Inútil es que usted diga al fulano latero que no pone en duda las virtudes de su novia; que, por el contrario, la cree una santa y digna mocita; el testarudo hace como si oyera llover, y empieza por “un parrafito nada .
más”, y luego, si eso no fuera suficiente, quiere hacer una confidencia de carácter reservadísimo, y dice, a pesar de los gestos que usted hace para evitar la confidencia, que su novia es una chica buenísima y virtuosa, tan virtuosa, que la primera vez que él la besó en la frente, ella se puso a llorar.
Usted suda sangre. Y el latero continúa. Luego habla de un perro que tuvo, y de la madre del perro, y de la casta de la perra madre, y de los perritos que tuvo, y de cómo él se divertía con los perritos y de cómo los perritos fueron regalados, y de lo que la gente decía de los perritos en el barrio, y de cómo una frutera que quería un perrito…
Por fin, el tentador de Satanás, el Tirteafuera moderno, el latoso que en tiempos de Don Quijote fue a tomarle el pelo a Sancho a la hora de almorzar; por fin, el charlatán enemigo de Dios, de los hombres, y del reposo, se resuelve a irse después de dos horas, de dos espantosas horas de lata con gestos, guiños de ojo, posturas de opereta italiana y expresiones de conspirador.
Usted se queda extenuado. ¿Le han vaciado el cráneo con un trépano? ¡Vaya a saber lo que le pasa!
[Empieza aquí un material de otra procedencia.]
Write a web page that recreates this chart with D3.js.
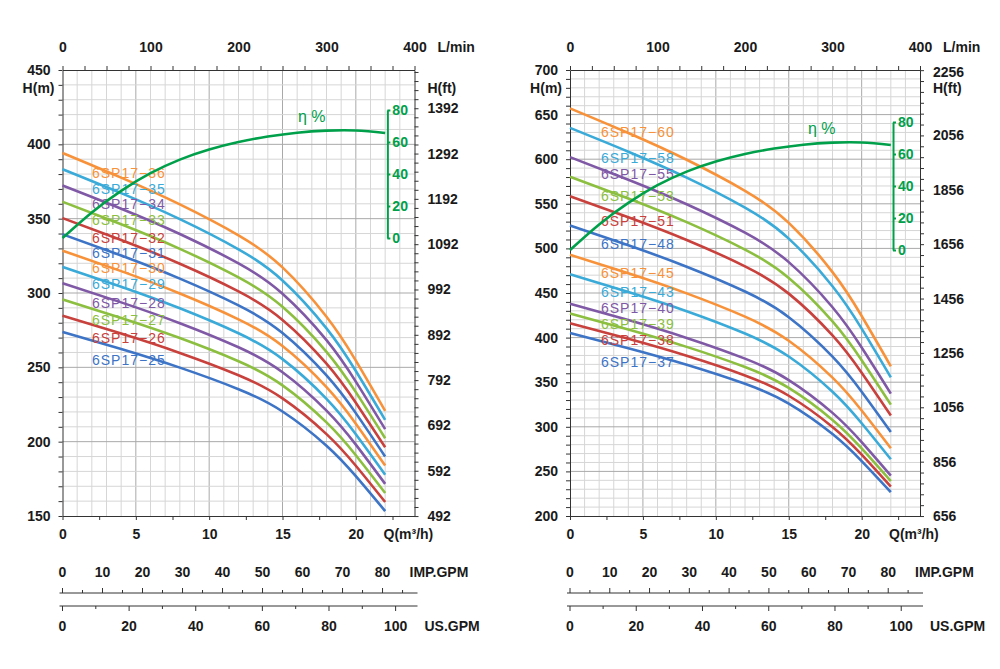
<!DOCTYPE html>
<html>
<head>
<meta charset="utf-8">
<script src="https://cdn.jsdelivr.net/npm/d3@7"></script>
<style>
	body { margin: 0; background: #fff; }
	svg text { font-family: "Liberation Sans", Arial, sans-serif; }
	.axis text { font-size: 14px; font-weight: bold; fill: #1a1a1a; }
	.axis path, .axis line { stroke: #333; stroke-width: 1; }
	.eff-axis text { font-size: 14px; font-weight: bold; fill: #00a04b; }
</style>
</head>
<body>
<div id="chart"></div>
<script>
// flow points (m³/h) where the head curves were read
const flowPts = [0, 4, 8, 12, 15, 18, 20, 22];

// left chart: 6SP17-25 .. 6SP17-36, head in m
const leftModels = ["6SP17−25", "6SP17−26", "6SP17−27", "6SP17−28", "6SP17−29", "6SP17−30",
	"6SP17−31", "6SP17−32", "6SP17−33", "6SP17−34", "6SP17−35", "6SP17−36"];
const leftHeads = [
	[273.8, 262.3, 249.8, 235.3, 220.3, 197.3, 176.8, 153.3],
	[284.7, 272.7, 259.7, 244.7, 229.1, 205.1, 183.8, 159.4],
	[295.7, 283.2, 269.7, 254.1, 237.9, 213.0, 190.9, 165.5],
	[306.6, 293.7, 279.7, 263.5, 246.7, 220.9, 198.0, 171.6],
	[317.6, 304.2, 289.7, 272.9, 255.5, 228.8, 205.0, 177.8],
	[328.5, 314.7, 299.7, 282.3, 264.3, 236.7, 212.1, 183.9],
	[339.5, 325.2, 309.7, 291.7, 273.1, 244.6, 219.2, 190.0],
	[350.4, 335.7, 319.7, 301.1, 281.9, 252.5, 226.2, 196.2],
	[361.4, 346.2, 329.7, 310.5, 290.7, 260.4, 233.3, 202.3],
	[372.3, 356.7, 339.7, 319.9, 299.5, 268.3, 240.4, 208.4],
	[383.3, 367.2, 349.7, 329.4, 308.4, 276.2, 247.5, 214.6],
	[394.2, 377.6, 359.6, 338.8, 317.2, 284.0, 254.5, 220.7]
];

// right chart: 6SP17-37 .. 6SP17-60
const rightModels = ["6SP17−37", "6SP17−38", "6SP17−39", "6SP17−40", "6SP17−43", "6SP17−45",
	"6SP17−48", "6SP17−51", "6SP17−53", "6SP17−55", "6SP17−58", "6SP17−60"];
const rightHeads = [
	[405.2, 388.1, 369.6, 348.2, 326.0, 291.9, 261.6, 226.8],
	[416.1, 398.6, 379.6, 357.6, 334.8, 299.8, 268.7, 232.9],
	[427.1, 409.1, 389.6, 367.0, 343.6, 307.7, 275.7, 239.1],
	[438.0, 419.6, 399.6, 376.4, 352.4, 315.6, 282.8, 245.2],
	[470.9, 451.1, 429.6, 404.6, 378.8, 339.3, 304.0, 263.6],
	[492.8, 472.1, 449.6, 423.5, 396.5, 355.1, 318.2, 275.9],
	[525.6, 503.5, 479.5, 451.7, 422.9, 378.7, 339.4, 294.2],
	[558.5, 535.0, 509.5, 479.9, 449.3, 402.4, 360.6, 312.6],
	[580.4, 556.0, 529.5, 498.7, 466.9, 418.2, 374.7, 324.9],
	[602.3, 577.0, 549.5, 517.6, 484.6, 434.0, 388.9, 337.2],
	[635.1, 608.4, 579.4, 545.8, 511.0, 457.6, 410.1, 355.5],
	[657.0, 629.4, 599.4, 564.6, 528.6, 473.4, 424.2, 367.8]
];

// efficiency curve (same on both charts)
const effFlow = [0, 2, 4, 6, 8, 10, 12, 14, 16, 18, 20, 22];
const effValues = [0, 16, 29.5, 40.5, 49, 55.3, 60, 63.4, 65.8, 67.1, 67.2, 65.6];
const effTicks = [0, 20, 40, 60, 80];

// tick labels
const qTicks = [0, 5, 10, 15, 20];
const lpmTicks = [0, 100, 200, 300, 400];
const impTicks = [0, 10, 20, 30, 40, 50, 60, 70, 80];
const usTicks = [0, 20, 40, 60, 80, 100];
const leftFtTicks = [492, 592, 692, 792, 892, 992, 1092, 1192, 1292, 1392];
const rightFtTicks = [656, 856, 1056, 1256, 1456, 1656, 1856, 2056, 2256];

// colours cycle from the lowest curve upward
const curveColors = ["#3d74c6", "#c8413c", "#8cbf3f", "#8059a6", "#3aaad8", "#f7923a"];
const effColor = "#00a04b";

const M3H_PER_IMP = 0.272765;
const M3H_PER_US = 0.227125;
const FT_PER_M = 3.28084;

let svg = d3.select("#chart").append("svg")
	.attr("width", 1000)
	.attr("height", 669);

let layouts = [
	{
		models: leftModels, heads: leftHeads, hDomain: [150, 450], ftTicks: leftFtTicks, ftStep: 20,
		x0: 62.5, x1: 414.5, effBase: 238, labelX: 92,
		labelY: [360, 338, 320, 303, 284, 268, 253, 238, 220, 204, 189, 173],
		effLabel: [298, 116]
	},
	{
		models: rightModels, heads: rightHeads, hDomain: [200, 700], ftTicks: rightFtTicks, ftStep: 40,
		x0: 570, x1: 920, effBase: 250, labelX: 601,
		labelY: [362, 340, 324, 308, 292, 273, 244, 221, 196, 174, 158, 132],
		effLabel: [808, 128]
	}
];

layouts.forEach(l => drawChart(l));

function drawChart(cfg) {
	let top = 70, bottom = 516;

	let x = d3.scaleLinear().domain([0, 24]).range([cfg.x0, cfg.x1]);
	let y = d3.scaleLinear().domain(cfg.hDomain).range([bottom, top]);
	let yFt = d3.scaleLinear().domain(cfg.hDomain.map(d => d * FT_PER_M)).range([bottom, top]);
	let xLpm = d3.scaleLinear().domain([0, 400]).range([x(0), x(24)]);
	let yEff = d3.scaleLinear().domain([0, 80]).range([cfg.effBase, cfg.effBase - 128]);

	let g = svg.append("g");

	// grid
	let grid = g.append("g");
	grid.selectAll(".vg")
		.data(d3.range(1, 24))
		.enter().append("line")
		.attr("x1", d => x(d)).attr("x2", d => x(d))
		.attr("y1", top).attr("y2", bottom)
		.attr("stroke", d => d % 5 === 0 ? "#a9a9a9" : "#d6d6d6")
		.attr("stroke-width", 1);
	grid.selectAll(".hg")
		.data(d3.range(cfg.hDomain[0] + 10, cfg.hDomain[1], 10))
		.enter().append("line")
		.attr("x1", x(0)).attr("x2", x(24))
		.attr("y1", d => y(d)).attr("y2", d => y(d))
		.attr("stroke", d => d % 50 === 0 ? "#a9a9a9" : "#d6d6d6")
		.attr("stroke-width", 1);

	// axes
	g.append("g")
		.attr("class", "axis")
		.attr("transform", "translate(" + x(0) + ",0)")
		.call(d3.axisLeft(y)
			.tickValues(d3.range(cfg.hDomain[0], cfg.hDomain[1] + 1, 10))
			.tickSize(4).tickSizeOuter(0).tickPadding(8)
			.tickFormat(d => d % 50 === 0 ? d : ""));

	let ftVals = d3.range(cfg.ftTicks[0], cfg.hDomain[1] * FT_PER_M, cfg.ftStep);
	let ftAxis = g.append("g")
		.attr("class", "axis")
		.attr("transform", "translate(" + x(24) + ",0)")
		.call(d3.axisRight(yFt)
			.tickValues(ftVals)
			.tickSize(4).tickSizeOuter(0).tickPadding(9)
			.tickFormat(d => cfg.ftTicks.includes(d) ? d : ""));
	// a label that would hit the top edge sits on it instead
	ftAxis.selectAll(".tick text")
		.filter(d => cfg.ftTicks.includes(d) && yFt(d) - top < 14)
		.attr("y", d => top + 2 - yFt(d));

	g.append("g")
		.attr("class", "axis")
		.attr("transform", "translate(0," + top + ")")
		.call(d3.axisTop(xLpm)
			.tickValues(d3.range(0, 401, 25))
			.tickSize(4).tickSizeOuter(0).tickPadding(14)
			.tickFormat(d => lpmTicks.includes(d) ? d : ""));

	g.append("g")
		.attr("class", "axis")
		.attr("transform", "translate(0," + bottom + ")")
		.call(d3.axisBottom(x)
			.tickValues(d3.range(0, 23, 2.5))
			.tickSize(4).tickSizeOuter(0).tickPadding(9)
			.tickFormat(d => qTicks.includes(d) ? d : ""));

	// axis titles
	let titles = g.append("g")
		.attr("font-size", 14).attr("font-weight", "bold").attr("fill", "#1a1a1a");
	titles.append("text").attr("x", x(0) - 8).attr("y", 93).attr("text-anchor", "end").text("H(m)");
	titles.append("text").attr("x", x(24) + 13).attr("y", 93).text("H(ft)");
	titles.append("text").attr("x", x(24) + 23).attr("y", 52).text("L/min");
	titles.append("text").attr("x", x(24) - 31).attr("y", 539).text("Q(m³/h)");

	// head curves
	let line = d3.line()
		.curve(d3.curveNatural)
		.x(d => x(d[0]))
		.y(d => y(d[1]));

	g.append("g").selectAll(".curve")
		.data(cfg.heads)
		.enter().append("path")
		.attr("fill", "none")
		.attr("stroke", (d, i) => curveColors[i % 6])
		.attr("stroke-width", 2.6)
		.attr("d", d => line(d.map((h, j) => [flowPts[j], h])));

	// model labels
	g.append("g").selectAll(".lbl")
		.data(cfg.models)
		.enter().append("text")
		.attr("x", cfg.labelX)
		.attr("y", (d, i) => cfg.labelY[i])
		.attr("dy", "0.36em")
		.attr("font-size", 14)
		.attr("letter-spacing", 1)
		.attr("fill", (d, i) => curveColors[i % 6])
		.text(d => d);

	// efficiency curve and axis
	let effLine = d3.line()
		.curve(d3.curveNatural)
		.x(d => x(d[0]))
		.y(d => yEff(d[1]));

	g.append("path")
		.datum(effFlow.map((q, i) => [q, effValues[i]]))
		.attr("fill", "none")
		.attr("stroke", effColor)
		.attr("stroke-width", 2.6)
		.attr("d", effLine);

	let effAxis = g.append("g")
		.attr("class", "eff-axis")
		.attr("transform", "translate(" + x(22.15) + ",0)")
		.call(d3.axisRight(yEff)
			.tickValues(effTicks)
			.tickSize(3).tickSizeOuter(0).tickPadding(2));
	effAxis.select(".domain").attr("stroke", effColor).attr("stroke-width", 2);
	effAxis.selectAll(".tick line").attr("stroke", effColor).attr("stroke-width", 2);

	g.append("text")
		.attr("x", cfg.effLabel[0])
		.attr("y", cfg.effLabel[1])
		.attr("dy", "0.35em")
		.attr("font-size", 16)
		.attr("fill", effColor)
		.text("η %");

	// IMP.GPM and US.GPM scales under the chart
	let xImp = d3.scaleLinear().domain([0, 1]).range([x(0), x(M3H_PER_IMP)]);
	let xUs = d3.scaleLinear().domain([0, 1]).range([x(0), x(M3H_PER_US)]);
	let impY = 593, usY = 606;

	let gpm = g.append("g").attr("stroke", "#333");
	gpm.append("line").attr("x1", x(0) - 3).attr("x2", x(24) + 3).attr("y1", impY).attr("y2", impY);
	gpm.append("line").attr("x1", x(0) - 3).attr("x2", x(24) + 3).attr("y1", usY).attr("y2", usY);
	gpm.selectAll(".it")
		.data(d3.range(0, 86, 5))
		.enter().append("line")
		.attr("x1", d => xImp(d)).attr("x2", d => xImp(d))
		.attr("y1", impY).attr("y2", d => d % 10 === 0 ? impY - 5 : impY - 3);
	gpm.selectAll(".ut")
		.data(d3.range(0, 101, 10))
		.enter().append("line")
		.attr("x1", d => xUs(d)).attr("x2", d => xUs(d))
		.attr("y1", usY).attr("y2", d => d % 20 === 0 ? usY + 5 : usY + 3);

	let gpmText = g.append("g")
		.attr("font-size", 14).attr("font-weight", "bold").attr("fill", "#1a1a1a")
		.attr("text-anchor", "middle");
	gpmText.selectAll(".il")
		.data(impTicks)
		.enter().append("text")
		.attr("x", d => xImp(d)).attr("y", 577)
		.text(d => d);
	gpmText.selectAll(".ul")
		.data(usTicks)
		.enter().append("text")
		.attr("x", d => xUs(d)).attr("y", 631)
		.text(d => d);
	gpmText.append("text").attr("x", x(24) - 5).attr("y", 577).attr("text-anchor", "start").text("IMP.GPM");
	gpmText.append("text").attr("x", x(24) + 10).attr("y", 631).attr("text-anchor", "start").text("US.GPM");
}
</script>
</body>
</html>
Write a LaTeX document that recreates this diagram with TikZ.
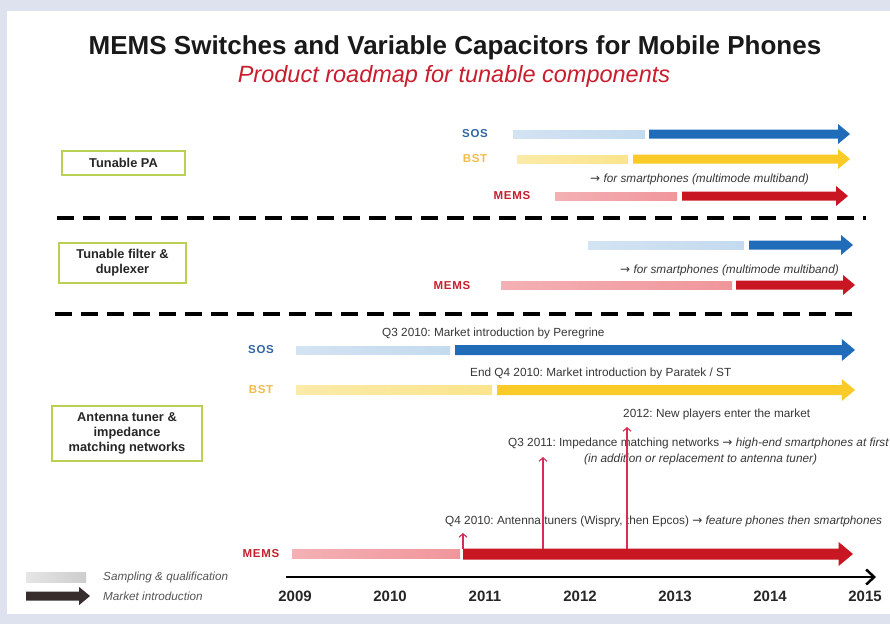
\documentclass[tikz,border=0pt]{standalone}
\usepackage{fontspec}
\setmainfont{Liberation Sans}
\newfontfamily\arrowfont{DejaVu Sans}
\usetikzlibrary{arrows.meta}
\definecolor{bgout}{RGB}{222,226,238}
\definecolor{dkblue}{RGB}{33,108,185}
\definecolor{ltblue}{RGB}{196,218,238}
\definecolor{dkyellow}{RGB}{250,202,40}
\definecolor{ltyellow}{RGB}{250,228,140}
\definecolor{dkred}{RGB}{200,22,35}
\definecolor{ltred}{RGB}{240,150,155}
\definecolor{lblblue}{RGB}{50,100,160}
\definecolor{lblyellow}{RGB}{240,188,70}
\definecolor{lblred}{RGB}{200,30,45}
\definecolor{boxgreen}{RGB}{185,208,85}
\definecolor{txtgray}{RGB}{55,55,55}
\definecolor{legtxt}{RGB}{85,85,85}
\definecolor{leggray}{RGB}{205,205,205}
\definecolor{legdark}{RGB}{55,45,45}
\definecolor{pinkline}{RGB}{215,45,85}
\definecolor{subred}{RGB}{200,30,45}
\newcommand\RoadBar[5]{% x1, x2, y, colour, thickness
  \shade[left color=#4!75!white, right color=#4] ({#1},{#3-#5/2}) rectangle ({#2},{#3+#5/2});}
\newcommand\RoadArrow[6]{% x1, x2, y, colour, shaft, head
  \fill[#4] ({#1},{#3-#5/2}) -- ({#2-0.6*#6},{#3-#5/2}) -- ({#2-0.6*#6},{#3-#6/2}) -- ({#2},{#3})
    -- ({#2-0.6*#6},{#3+#6/2}) -- ({#2-0.6*#6},{#3+#5/2}) -- ({#1},{#3+#5/2}) -- cycle;}
\newcommand\rarr{{\arrowfont\fontsize{12}{12}\selectfont →}}
\frenchspacing
\begin{document}
\begin{tikzpicture}[x=1pt,y=-1pt,
  lbl/.style={font=\fontsize{11.5}{12}\selectfont\bfseries\addfontfeature{LetterSpace=6}, inner sep=0},
  desc/.style={font=\fontsize{11.8}{14}\selectfont, text=txtgray, inner sep=0, anchor=west},
  catbox/.style={draw=boxgreen, line width=1.3pt, align=center, inner sep=0,
    font=\fontsize{12.8}{15}\selectfont\bfseries, text=black!85},
  year/.style={font=\fontsize{15}{16}\selectfont\bfseries, text=black!85, inner sep=0},
  legend/.style={font=\fontsize{11.7}{13}\selectfont\itshape, text=legtxt, inner sep=0, anchor=west},
  sepline/.style={line width=3.5pt, dash pattern=on 17pt off 9pt},
  eventarrow/.style={draw=pinkline, line width=1.1pt, -{Straight Barb[length=3.5pt,width=8pt]}}
]
\useasboundingbox (0,0) rectangle (890,624);
\fill[bgout] (0,0) rectangle (890,624);
\fill[white] (7,11) rectangle (890,614);

% titles
\node[font=\fontsize{26}{30}\selectfont\bfseries, text=black!90, inner sep=0] (title) at (455,48) {MEMS Switches and Variable Capacitors for Mobile Phones};
\node[font=\fontsize{23.5}{26}\selectfont\itshape, text=subred, inner sep=0] (subtitle) at (454,76) {Product roadmap for tunable components};

% category boxes
\node[catbox, minimum width=123pt, minimum height=24pt] (pa) at (123.5,163) {Tunable PA};
\node[catbox, minimum width=127pt, minimum height=40pt] (filt) at (122.5,263) {Tunable filter \&\\duplexer};
\node[catbox, minimum width=150pt, minimum height=55pt] (ant) at (127,433.5) {Antenna tuner \&\\impedance\\matching networks};

% separators
\coordinate (d1a) at (57,218); \coordinate (d1b) at (866,218);
\coordinate (d2a) at (55,314); \coordinate (d2b) at (860,314);
\draw[sepline] (d1a) -- (d1b);
\draw[sepline] (d2a) -- (d2b);

% Tunable PA section
\node[lbl, text=lblblue] (pasos) at (475,134) {SOS};
\node[lbl, text=lblyellow] (pabst) at (475,159) {BST};
\node[lbl, text=lblred] (pamems) at (512,196) {MEMS};
\RoadBar{513}{645}{134}{ltblue}{8}
\RoadArrow{649}{850}{134}{dkblue}{9}{20}
\RoadBar{517}{628}{159}{ltyellow}{8}
\RoadArrow{633}{850}{159}{dkyellow}{9}{20}
\RoadBar{555}{677}{196}{ltred}{8}
\RoadArrow{682}{848}{196}{dkred}{9}{20}
\node[desc] (pasmart) at (590,179) {\rarr\ \itshape for smartphones (multimode multiband)};

% Tunable filter section
\RoadBar{588}{744}{245}{ltblue}{8}
\RoadArrow{749}{853}{245}{dkblue}{9}{20}
\node[desc] (fsmart) at (620,270) {\rarr\ \itshape for smartphones (multimode multiband)};
\node[lbl, text=lblred] (fmems) at (452,286) {MEMS};
\RoadBar{501}{732}{285}{ltred}{8}
\RoadArrow{736}{855}{285}{dkred}{9}{20}

% Antenna tuner section
\node[desc] (peregrine) at (382,333) {Q3 2010: Market introduction by Peregrine};
\node[lbl, text=lblblue] (asos) at (261,350) {SOS};
\RoadBar{296}{450}{350}{ltblue}{8}
\RoadArrow{455}{855}{350}{dkblue}{10}{22}
\node[desc] (paratek) at (470,373) {End Q4 2010: Market introduction by Paratek / ST};
\node[lbl, text=lblyellow] (abst) at (261,390) {BST};
\RoadBar{296}{492}{390}{ltyellow}{9}
\RoadArrow{497}{855}{390}{dkyellow}{10}{22}
\node[desc] (newpl) at (623,414) {2012: New players enter the market};
\node[desc] (q311) at (508,443) {Q3 2011: Impedance matching networks \rarr\ \itshape high-end smartphones at first};
\node[desc] (inadd) at (584,459) {\itshape (in addition or replacement to antenna tuner)};
\node[desc] (q410) at (445,521) {Q4 2010: Antenna tuners (Wispry, then Epcos) \rarr\ \itshape feature phones then smartphones};
\node[lbl, text=lblred] (amems) at (261,554) {MEMS};
\RoadBar{292}{460}{554}{ltred}{9}
\RoadArrow{463}{853}{554}{dkred}{11}{24}

% event arrows
\coordinate (v1s) at (463,549); \coordinate (v1e) at (463,533);
\coordinate (v2s) at (543,549); \coordinate (v2e) at (543,457);
\coordinate (v3s) at (627,549); \coordinate (v3e) at (627,427);
\draw[eventarrow] (v1s) -- (v1e);
\draw[eventarrow] (v2s) -- (v2e);
\draw[eventarrow] (v3s) -- (v3e);

% time axis
\coordinate (axs) at (286,577); \coordinate (axe) at (876,577);
\draw[line width=2.5pt, -{Straight Barb[length=8pt,width=15pt]}] (axs) -- (axe);
\foreach \yr [count=\i from 0] in {2009,2010,2011,2012,2013,2014,2015}
  \node[year] (y\yr) at ({295+95*\i},596) {\yr};

% legend
\shade[left color=leggray!50!white, right color=leggray] (26,572) rectangle (86,582);
\node[legend] (legs) at (103,577) {Sampling \& qualification};
\RoadArrow{26}{90}{596}{legdark}{9}{18}
\node[legend] (legm) at (103,596) {Market introduction};
\end{tikzpicture}
\end{document}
Es que el enemigo de Dios, el latero truculento de los perritos, la novia y el diablo, lo ha dejado enfermo. Y ¡adiós la paz que pensó gozar bajo el toldo que hacía el papel de higuera! ¡Adiós la ecuanimidad universal, y el regocijo en la belleza de las mujeres que pasaban sin mirarlo! Se acabó todo, pues le ha quedado la cabeza como si se la hubieran pasado por la abertura de un horno de pudelación.